Zhidao Xia, Ph.D., of Swansea University, the United Kingdom, is conducting research on new materials for bone grafts. He notes, “When biomaterials do not biodegrade and remain in skeletal tissue, they may continuously cause problems in the host. In extreme conditions, it is possible that the different mechanical properties of the artificial bone graft may cause a re-fracture or become a source for bacterium growth in infection.”
This problem may have been overcome through the use of specially processed coralline hydroxyapatite (CHA), made from calcium carbonate found in sea coral shells . According to Ranjini Raghunath, writing for redOrbit.com, researchers have partially converted (CHA) and found that, with processing, it can degrade completely within 1-2 years. The incompletely-converted form is called CHACC. It retains CHA’s original porous structure as well as its compatibility with the human body. The researchers made CHACC from sea coral harvested in South China.

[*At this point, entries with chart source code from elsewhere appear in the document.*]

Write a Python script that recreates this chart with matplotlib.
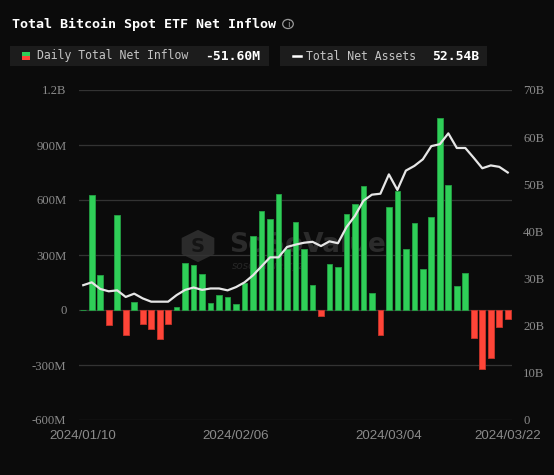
import matplotlib
matplotlib.use("Agg")
import matplotlib.pyplot as plt
from matplotlib.patches import Rectangle, Circle, RegularPolygon
import numpy as np

# ---------------- data ----------------
dates = ["2024/01/10", "2024/01/11", "2024/01/12", "2024/01/16", "2024/01/17", "2024/01/18",
         "2024/01/19", "2024/01/22", "2024/01/23", "2024/01/24", "2024/01/25", "2024/01/26",
         "2024/01/29", "2024/01/30", "2024/01/31", "2024/02/01", "2024/02/02", "2024/02/05",
         "2024/02/06", "2024/02/07", "2024/02/08", "2024/02/09", "2024/02/12", "2024/02/13",
         "2024/02/14", "2024/02/15", "2024/02/16", "2024/02/20", "2024/02/21", "2024/02/22",
         "2024/02/23", "2024/02/26", "2024/02/27", "2024/02/28", "2024/02/29", "2024/03/01",
         "2024/03/04", "2024/03/05", "2024/03/06", "2024/03/07", "2024/03/08", "2024/03/11",
         "2024/03/12", "2024/03/13", "2024/03/14", "2024/03/15", "2024/03/18", "2024/03/19",
         "2024/03/20", "2024/03/21", "2024/03/22"]

# Daily total net inflow, millions USD
daily_inflow = [0, 627, 191, -82, 518, -136, 42, -78, -105, -158, -78, 15,
                256, 247, 198, 38, 80, 70, 35, 145, 405, 542, 494, 633,
                333, 478, 333, 136, -35, 251, 233, 522, 578, 674, 93, -138,
                563, 649, 331, 473, 224, 505, 1045, 684, 133, 200, -155, -324,
                -260, -93, -51.6]

# Total net assets, billions USD
net_assets = [28.6, 29.2, 27.8, 27.3, 27.5, 26.1, 26.8, 25.8, 25.1, 25.1,
              25.1, 26.5, 27.6, 28.1, 27.6, 27.9, 27.9, 27.5, 28.2, 29.2,
              30.7, 32.6, 34.5, 34.5, 36.7, 37.2, 37.6, 37.8, 36.9, 37.9,
              37.5, 40.9, 43.3, 46.5, 47.8, 48.0, 52.1, 48.8, 52.9, 53.9,
              55.3, 58.1, 58.5, 60.8, 57.7, 57.7, 55.6, 53.4, 54.0, 53.7, 52.5]

left_ticks = [-600, -300, 0, 300, 600, 900, 1200]
left_labels = ["-600M", "-300M", "0", "300M", "600M", "900M", "1.2B"]
right_ticks = [0, 10, 20, 30, 40, 50, 60, 70]
right_labels = ["0", "10B", "20B", "30B", "40B", "50B", "60B", "70B"]
xtick_labels = ["2024/01/10", "2024/02/06", "2024/03/04", "2024/03/22"]

title = "Total Bitcoin Spot ETF Net Inflow"
legend1 = "Daily Total Net Inflow"
legend1_val = "-51.60M"
legend2 = "Total Net Assets"
legend2_val = "52.54B"

# ---------------- style ----------------
BG = "#0b0b0b"
GREEN = "#2fcf58"
RED = "#ff4538"
GRID = "#333333"
TICK = "#8a8a8a"
W, H = 554, 475

fig = plt.figure(figsize=(W / 100, H / 100), dpi=100, facecolor=BG)


def fx(px):
    return px / W


def fy(py):
    return 1 - py / H


ax = fig.add_axes([fx(79), fy(420), fx(512) - fx(79), fy(90) - fy(420)])
ax.set_facecolor("none")
ax2 = ax.twinx()
ax2.set_facecolor("none")

x = np.arange(len(dates))
colors = [GREEN if v >= 0 else RED for v in daily_inflow]
edges = ["#23a043" if v >= 0 else "#c9342a" for v in daily_inflow]
ax.bar(x, daily_inflow, width=0.67, color=colors, edgecolor=edges, linewidth=0.6, zorder=3)

ax.set_xlim(-0.5, len(dates) - 0.5)
ax.set_ylim(-600, 1200)
ax.set_yticks(left_ticks)
ax.set_yticklabels(left_labels)
for t in left_ticks:
    ax.axhline(t, color=GRID, linewidth=0.9, zorder=1)

ax2.plot(x, net_assets, color="#e6e6e6", linewidth=1.6, zorder=5, solid_joinstyle="round")
ax2.set_ylim(0, 70)
ax2.set_yticks(right_ticks)
ax2.set_yticklabels(right_labels)

tick_idx = [dates.index(d) for d in xtick_labels]
ax.set_xticks(tick_idx)
ax.set_xticklabels(xtick_labels)

for a in (ax, ax2):
    for s in a.spines.values():
        s.set_visible(False)
    a.tick_params(length=0)

ax.tick_params(axis="y", colors=TICK, pad=9)
ax2.tick_params(axis="y", colors=TICK, pad=8)
ax.tick_params(axis="x", colors=TICK, pad=7)
for lab in ax.get_yticklabels() + ax2.get_yticklabels():
    lab.set_fontfamily("Liberation Serif")
    lab.set_fontsize(9.2)
for lab in ax.get_xticklabels():
    lab.set_fontfamily("Liberation Sans")
    lab.set_fontsize(9.6)

# watermark
ax.add_patch(RegularPolygon((fx(198), fy(246)), 6, radius=0.034, orientation=0,
                            transform=fig.transFigure, facecolor="#2b2b2b",
                            edgecolor="none", zorder=0.5))
ax.text(fx(198), fy(246), "S", transform=fig.transFigure, color="#141414",
        fontsize=14, fontweight="bold", ha="center", va="center", zorder=0.6)
ax.text(fx(229), fy(245), "SoSoValue", transform=fig.transFigure, color="#2b2b2b",
        fontsize=19, fontweight="bold", ha="left", va="center", family="DejaVu Sans",
        zorder=0.5)
ax.text(fx(232), fy(266), "sosovalue.xyz", transform=fig.transFigure, color="#262626",
        fontsize=7.5, style="italic", ha="left", va="center", family="DejaVu Sans",
        zorder=0.5)

# title
MONO = "DejaVu Sans Mono"
fig.text(fx(12), fy(24), title, color="white", fontsize=9.6, fontweight="bold",
         family=MONO, ha="left", va="center")
fig.patches.append(Circle((fx(288), fy(24)), radius=5.3 / W, transform=fig.transFigure,
                          facecolor="none", edgecolor="#9a9a9a", linewidth=0.9))
fig.text(fx(288), fy(24.5), "i", color="#9a9a9a", fontsize=6.5, family="DejaVu Sans",
         ha="center", va="center")

# legend boxes
fig.patches.append(Rectangle((fx(10), fy(66)), fx(269) - fx(10), fy(46) - fy(66),
                             transform=fig.transFigure, facecolor="#1c1c1c", edgecolor="none"))
fig.patches.append(Rectangle((fx(280), fy(66)), fx(487) - fx(280), fy(46) - fy(66),
                             transform=fig.transFigure, facecolor="#1c1c1c", edgecolor="none"))
fig.patches.append(Rectangle((fx(22), fy(56)), fx(7.5), fy(52) - fy(56),
                             transform=fig.transFigure, facecolor=GREEN, edgecolor="none"))
fig.patches.append(Rectangle((fx(22), fy(60)), fx(7.5), fy(56) - fy(60),
                             transform=fig.transFigure, facecolor=RED, edgecolor="none"))
fig.text(fx(37), fy(56), legend1, color="#c4c4c4", fontsize=8.3, family=MONO,
         ha="left", va="center")
fig.text(fx(205), fy(56), legend1_val, color="white", fontsize=9.4, fontweight="bold",
         family=MONO, ha="left", va="center")
fig.lines.append(plt.Line2D([fx(293), fx(301)], [fy(56), fy(56)], transform=fig.transFigure,
                            color="white", linewidth=1.8))
fig.text(fx(306.5), fy(56), legend2, color="#c4c4c4", fontsize=8.3, family=MONO,
         ha="left", va="center")
fig.text(fx(432.5), fy(56), legend2_val, color="white", fontsize=9.4, fontweight="bold",
         family=MONO, ha="left", va="center")

fig.savefig("out.png", dpi=100, facecolor=BG)
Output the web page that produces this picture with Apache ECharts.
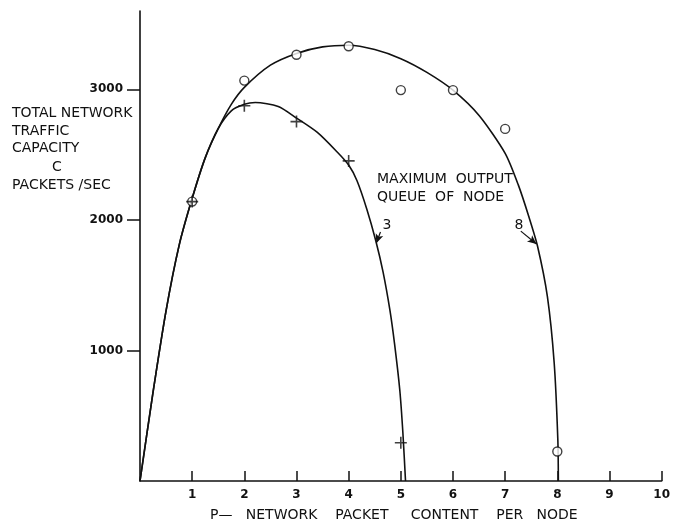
<!DOCTYPE html>
<html>
<head>
<meta charset="utf-8">
<script src="https://cdn.jsdelivr.net/npm/echarts@6/dist/echarts.min.js"></script>
<style>
  html, body { margin: 0; padding: 0; background: #fff; }
  #chart_node { width: 673px; height: 522px; }
</style>
</head>
<body>
<div id="chart_node"></div>
<script>
// smooth curves (x = packets per node, y = packets/sec)
var queue8_x = [0, 0.25, 0.5, 0.75, 1.0, 1.25, 1.5, 1.75, 2.0, 2.5, 3.0, 3.5, 4.0, 4.5, 5.0, 5.5, 6.0, 6.5, 7.0, 7.25, 7.45, 7.62, 7.81, 7.94, 8.01, 8.02];
var queue8_y = [0, 680, 1305, 1805, 2165, 2475, 2700, 2885, 3015, 3185, 3275, 3325, 3338, 3305, 3235, 3130, 2994, 2800, 2510, 2270, 2030, 1800, 1412, 904, 314, 0];

var queue3_x = [0, 0.25, 0.5, 0.75, 1.0, 1.25, 1.5, 1.75, 2.0, 2.21, 2.65, 3.0, 3.4, 3.78, 4.0, 4.16, 4.35, 4.52, 4.66, 4.79, 4.88, 4.98, 5.04, 5.09];
var queue3_y = [0, 680, 1305, 1805, 2165, 2475, 2700, 2835, 2885, 2899, 2868, 2780, 2670, 2520, 2420, 2300, 2080, 1840, 1600, 1310, 1050, 697, 366, 0];

// measured points
var circle_x = [1, 2, 3, 4, 5, 6, 7, 8];
var circle_y = [2140, 3067, 3265, 3330, 2994, 2994, 2697, 226];
var cross_x = [1, 2, 3, 4, 5];
var cross_y = [2140, 2874, 2753, 2452, 293];

var x_ticks = [1, 2, 3, 4, 5, 6, 7, 8, 9, 10];
var y_ticks = [1000, 2000, 3000];

var y_title_lines = ["TOTAL NETWORK", "TRAFFIC", "CAPACITY", "C", "PACKETS /SEC"];
var x_title = "P\u2014   NETWORK    PACKET     CONTENT    PER   NODE";
var note_lines = ["MAXIMUM  OUTPUT", "QUEUE  OF  NODE"];

var FONT = "DejaVu Sans";
var INK = "#111";

function zip(xs, ys) {
    var out = [];
    for (var i = 0; i !== xs.length; ++i) {
        out.push([xs[i], ys[i]]);
    }
    return out;
}

function plainNumber(v) {
    return String(v);
}

var chart_obj = echarts.init(document.getElementById("chart_node"), null, {renderer: "canvas"});

var graphic_items = [];
var y_title_pos = [[12, 113, "left"], [12, 131, "left"], [12, 148, "left"], [57, 167, "center"], [12, 185, "left"]];
for (var i = 0; i !== y_title_lines.length; ++i) {
    graphic_items.push({
        type: "text", x: y_title_pos[i][0], y: y_title_pos[i][1],
        style: {text: y_title_lines[i], font: "14px '" + FONT + "'", fill: INK,
                 align: y_title_pos[i][2], verticalAlign: "middle"}
    });
}
graphic_items.push({
    type: "text", x: 210, y: 515,
    style: {text: x_title, font: "14px '" + FONT + "'", fill: INK, align: "left", verticalAlign: "middle"}
});
graphic_items.push({
    type: "text", x: 377, y: 179,
    style: {text: note_lines[0], font: "14px '" + FONT + "'", fill: INK, align: "left", verticalAlign: "middle"}
});
graphic_items.push({
    type: "text", x: 377, y: 197,
    style: {text: note_lines[1], font: "14px '" + FONT + "'", fill: INK, align: "left", verticalAlign: "middle"}
});
graphic_items.push({
    type: "text", x: 387, y: 225,
    style: {text: "3", font: "14px '" + FONT + "'", fill: INK, align: "center", verticalAlign: "middle"}
});
graphic_items.push({
    type: "text", x: 519, y: 225,
    style: {text: "8", font: "14px '" + FONT + "'", fill: INK, align: "center", verticalAlign: "middle"}
});

var curve_style = {color: INK, width: 1.6};
var arrow_line = {
    silent: true,
    symbol: ["none", "arrow"],
    symbolSize: [6, 9],
    label: {show: false},
    lineStyle: {color: INK, width: 1.2, type: "solid"}
};

var option = {
    animation: false,
    backgroundColor: "#fff",
    grid: {left: 140, right: 4, top: 11, bottom: 41},
    xAxis: {
        type: "value",
        min: 0, max: 10, interval: 1,
        splitLine: {show: false},
        axisLine: {lineStyle: {color: INK, width: 1.6}},
        axisTick: {inside: true, length: 10, customValues: x_ticks, lineStyle: {color: INK, width: 1.5}},
        axisLabel: {customValues: x_ticks, margin: 8, color: INK, fontFamily: FONT, fontSize: 12,
                    fontWeight: "bold", formatter: plainNumber}
    },
    yAxis: {
        type: "value",
        min: 0, max: 3600, interval: 1000,
        splitLine: {show: false},
        axisLine: {lineStyle: {color: INK, width: 1.6}},
        axisTick: {length: 13, customValues: y_ticks, lineStyle: {color: INK, width: 1.5}},
        axisLabel: {customValues: y_ticks, margin: 17, color: INK, fontFamily: FONT, fontSize: 12,
                    fontWeight: "bold", formatter: plainNumber}
    },
    graphic: graphic_items,
    series: [
        {
            type: "line", data: zip(queue8_x, queue8_y), showSymbol: false, smooth: 0.25,
            lineStyle: curve_style, z: 2,
            markLine: echarts.util.extend({data: [[{coord: [7.30, 1914]}, {coord: [7.60, 1815]}]]}, arrow_line)
        },
        {
            type: "line", data: zip(queue3_x, queue3_y), showSymbol: false, smooth: 0.25,
            lineStyle: curve_style, z: 2,
            markLine: echarts.util.extend({data: [[{coord: [4.61, 1907]}, {coord: [4.53, 1822]}]]}, arrow_line)
        },
        {
            type: "scatter", data: zip(circle_x, circle_y), symbol: "circle", symbolSize: 9,
            itemStyle: {color: "#fff", borderColor: INK, borderWidth: 1.4}, z: 3
        },
        {
            type: "scatter", data: zip(cross_x, cross_y), symbolSize: 12,
            symbol: "path://M5.2,0H6.8V5.2H12V6.8H6.8V12H5.2V6.8H0V5.2H5.2Z",
            itemStyle: {color: INK}, z: 4
        }
    ]
};
chart_obj.setOption(option);
</script>
</body>
</html>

The material has shown promising results in lab mice as well as in initial clinical trials. Xia published the results inBiomedical Materials.
In initial tests, Xia mixed CHACC with mesenchymal stem cells and implanted them in lab mice. In 10 weeks, new bone cells had formed on the CHACC’s surface.
Next, the researchers surgically implanted CHACC in 16 patients suffering from various bone defects and tested the growth of bone cells and CHACC’s durability. In 4 months, the bones started healing and within 2 years, most of the CHACC had dissolved.
“Our methods have considerably improved the outcome of bone grafts by using the partial conversion technique, in which the biodegradable composition from natural coral is reserved,” Xia stated.
The researchers explained in their paper that while CHACC bone grafts provide a strong-yet-soluble scaffold for new bones to grow, they still do not have the autografts’ innate ability to trigger bone growth on their own. Once this disadvantage is overcome, CHACC could provide a permanent bone graft alternative for the several million people worldwide who need transplants each year, they said.
“Our future work is to combine controlled growth factor delivery and stem cell technology in order to develop an even better solution for bone graft materials.” Xia told Raghunah.